Brazil just went through as painful an experience as any national team can go through: I'm still scarred from the experience, and I've never even been to Brazil. That nation is mourning. Giving them something -- anything -- to put that game further away from their brains is an undeniable positive. Brazil's dead-man-walking coach Luiz Felipe Scolari is basically counting on it: "Life goes on, we need to look forward to our next goal, and our next goal is to win the match for third place. We have to play it. It has become our main goal." The connection between this country and this team was so strong that having that game be the last time they saw each other is almost too traumatic. There needs to be some sort of release, some gentle settling.

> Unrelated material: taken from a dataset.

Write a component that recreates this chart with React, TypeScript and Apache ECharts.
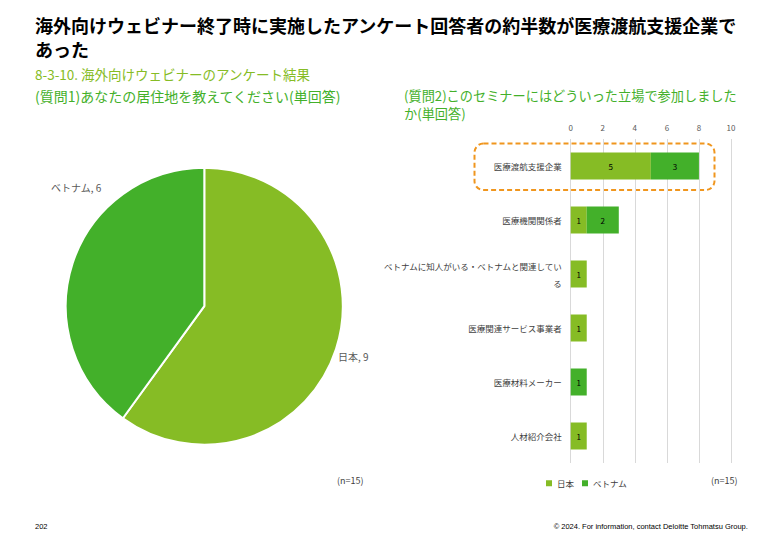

The third-place game allows this. Even if Brazil loses to the Netherlands, it won't be like that. The World Cup is one of the biggest events in every player's life, and to have it end in the semifinals -- the dream snatched away so abruptly -- seems almost too harsh. This allows everyone to have the atmosphere of a World Cup game without all the pressure: If allows everyone to go home, if not happy, at least a little less anguished. It might only help a little, but it certainly doesn't hurt.

The third-place game in each of the last two Cups featured Thomas Mueller and Germany, finalists this year. (Getty Images)

It bodes well for the future.

The third-place finisher at the last two World Cups: Germany, the team that's playing in the finals this year and the favorite to win. The first goal of the 2010 third-place game was scored by Thomas Mueller, who has been even more of a key to the Germans at this Cup than he was last time. The third-place game usually features a team's reserves, which usually means it's a look at the young player you can expect to see more of in four years. The young players on a team that makes the semifinals are future stars: Think of the third-place game as a Futures Game with actual (albeit small) stakes.

If you're not a top-tier program, it's basically a highlight of your nation's history.

In 1994, Sweden branded its third-place game "the bronze game" and played all out; after a 4-0 win over Bulgaria, the team had a parade through the streets of Stockholm. Just because the Netherlands thinks the third-place game is beneath them doesn't mean everybody does.

Ask Turkey, which pulled off a wild third-place finish in 2002, or Croatia, still celebrating its third-place finish in 1998. Heck, say what you will about the United States, but having a third-place on our resume (even if it was at the first World Cup in 1930, and came in the only Cup where a third-place game wasn't actually played) is better than nothing. And better than fourth.

Everyone plays much looser.

Because the stakes are so much lower, everyone's much more relaxed in a third-place game, which usually means a wide-open game, and a ton more goals. 2010 had a wild 3-2 Germany win over Uruguay -- which was even more fun because everyone in the stands was booing Luis Suarez so loudly -- and no third-place game has featured fewer than three goals since 1974. That Argentina-Netherlands game was definitely more important than Saturday's third-place game, but it certainly won't end up more exciting; nobody sits back and plays defensively in a third-place game. It'll be entertaining, no matter what.

It lets everyone say goodbye.

This is of particular import to Brazil, which really could use some sort of resolution, if not absolution. It is awfully stressful putting together a World Cup team, playing, coaching, cheering for them, having the hopes of a nation ride on every second. Fans of these teams will remember the names of every one of these players, forever. It certainly does not hurt to give them once last wave. This is particularly the case when one of the teams in the third-place game is a host, like this year, and in 2002 with South Korea. It's a way to wrap a nice bow on everything.

It's free sports.

Honestly: Isn't a stakes-free, relaxed World Cup game better than no World Cup game at all? The only thing worse than watching a third-place soccer game is watching no soccer game. Watching sports is better than not watching sports. After Sunday, this thing isn't coming back for four years. Let's enjoy every moment we have left.